Court starts hearing Petitions on Malawi presidential election
Malawi’s top court on Thursday began hearing an opposition application to overturn the results of the presidential elections held three months ago, over alleged election irregularities.
The hearing comes after the Malawi Congress Party (MCP), the largest opposition and the United Transformation Movement (UTM) lodged complaints of alleged fraud in the May 21 election.
President Peter Mutharika, leader of the ruling Democratic Progressive Party (DPP), held onto power in the vote, narrowly defeating Lazarus Chakwera of the MCP.
Chakwera alleges he was the rightful winner of the election, which he lost by 159,000 votes and described the results as “daylight robbery.”

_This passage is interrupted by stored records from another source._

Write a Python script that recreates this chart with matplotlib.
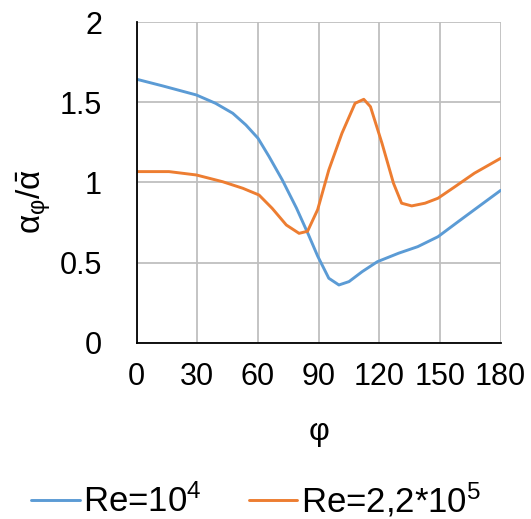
import matplotlib.pyplot as plt

plt.rcParams['font.family'] = ['Liberation Sans', 'DejaVu Sans']
plt.rcParams['mathtext.fontset'] = 'custom'
plt.rcParams['mathtext.rm'] = 'Liberation Sans'
plt.rcParams['mathtext.it'] = 'Liberation Sans'

# Re = 10^4
phi_blue = [0, 13, 29.5, 39, 47.5, 54, 60, 65.5, 72, 79, 85, 89.5, 95, 100, 105, 111.5, 119, 129.5, 139, 149, 159, 169, 180]
val_blue = [1.643, 1.601, 1.545, 1.493, 1.431, 1.358, 1.275, 1.16, 1.015, 0.84, 0.672, 0.54, 0.402, 0.36, 0.381,
            0.443, 0.505, 0.558, 0.599, 0.661, 0.755, 0.848, 0.95]

# Re = 2,2*10^5
phi_orange = [0, 16, 29.5, 42.5, 52.5, 60.5, 67, 74, 80.3, 84.5, 89.5, 95, 101.5, 108, 112.3, 115.6, 121.3,
              127, 131, 136, 142.6, 149, 157.4, 167, 180]
val_orange = [1.067, 1.067, 1.046, 1.004, 0.963, 0.921, 0.838, 0.734, 0.682, 0.695, 0.83, 1.077, 1.306, 1.493,
              1.518, 1.472, 1.244, 0.994, 0.87, 0.853, 0.87, 0.901, 0.973, 1.057, 1.15]

xticks = [0, 30, 60, 90, 120, 150, 180]
yticks = [0, 0.5, 1, 1.5, 2]

fig = plt.figure(figsize=(5.31, 5.19), dpi=100)
ax = fig.add_axes([0.2574, 0.3397, 0.6855, 0.6179])

l1, = ax.plot(phi_blue, val_blue, color='#5B9BD5', lw=2.1, solid_capstyle='round')
l2, = ax.plot(phi_orange, val_orange, color='#ED7D31', lw=2.1, solid_capstyle='round')

ax.set_xlim(0, 180)
ax.set_ylim(0, 2)
ax.set_xticks(xticks)
ax.set_yticks(yticks)
ax.set_yticklabels(['0', '0.5', '1', '1.5', '2'])
ax.grid(True, color='#BFBFBF', lw=1.3)
ax.tick_params(length=0, labelsize=22)
ax.tick_params(axis='x', pad=14)
ax.tick_params(axis='y', pad=25)
for s in ['top', 'right']:
    ax.spines[s].set_visible(False)
ax.spines['left'].set_color('black')
ax.spines['bottom'].set_color('black')
ax.spines['left'].set_linewidth(1.3)
ax.spines['bottom'].set_linewidth(1.3)

fig.text(319 / 531, 1 - 432 / 519, 'φ', fontsize=23, ha='center', va='center')
fig.text(34 / 531, 1 - 201 / 519, r'$\mathregular{\alpha_{\varphi}/\bar{\alpha}}$', fontsize=24,
         rotation=90, ha='center', va='center')

fig.legend([l1, l2], [r'Re=10$^4$', r'Re=2,2*10$^5$'], loc='center', bbox_to_anchor=(256 / 531, 1 - 500 / 519),
           ncol=2, frameon=False, fontsize=25, handlelength=1.4, handletextpad=0.1, columnspacing=1.35,
           borderpad=0, borderaxespad=0)

fig.savefig('out.png', dpi=100)
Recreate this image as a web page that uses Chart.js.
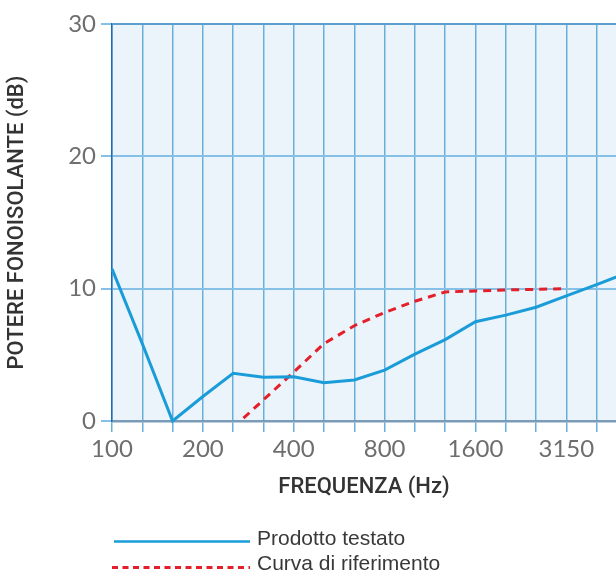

Opposition leaders have claimed that results sheets were altered using correction fluid.
UTM leader and former vice president Saulos Chilima were the first to take the witness stand after the defence failed in its attempts to force a postponement of the hearing on Thursday.
Security forces were deployed around the court premises, where a small crowd of opposition supporters also congregated.
When the court met last month for preliminary hearings, police used tear gas to disperse opposition supporters gathered outside.
Mutharika has dismissed doubts over him winning 38.57 percent of the vote, saying international observers had deemed the May 21 election “peaceful, free and fair.”
Malawi won independence from colonial ruler Britain in 1964 and was then ruled by Hastings Banda as a one-party state until the first multi-party elections in 1994.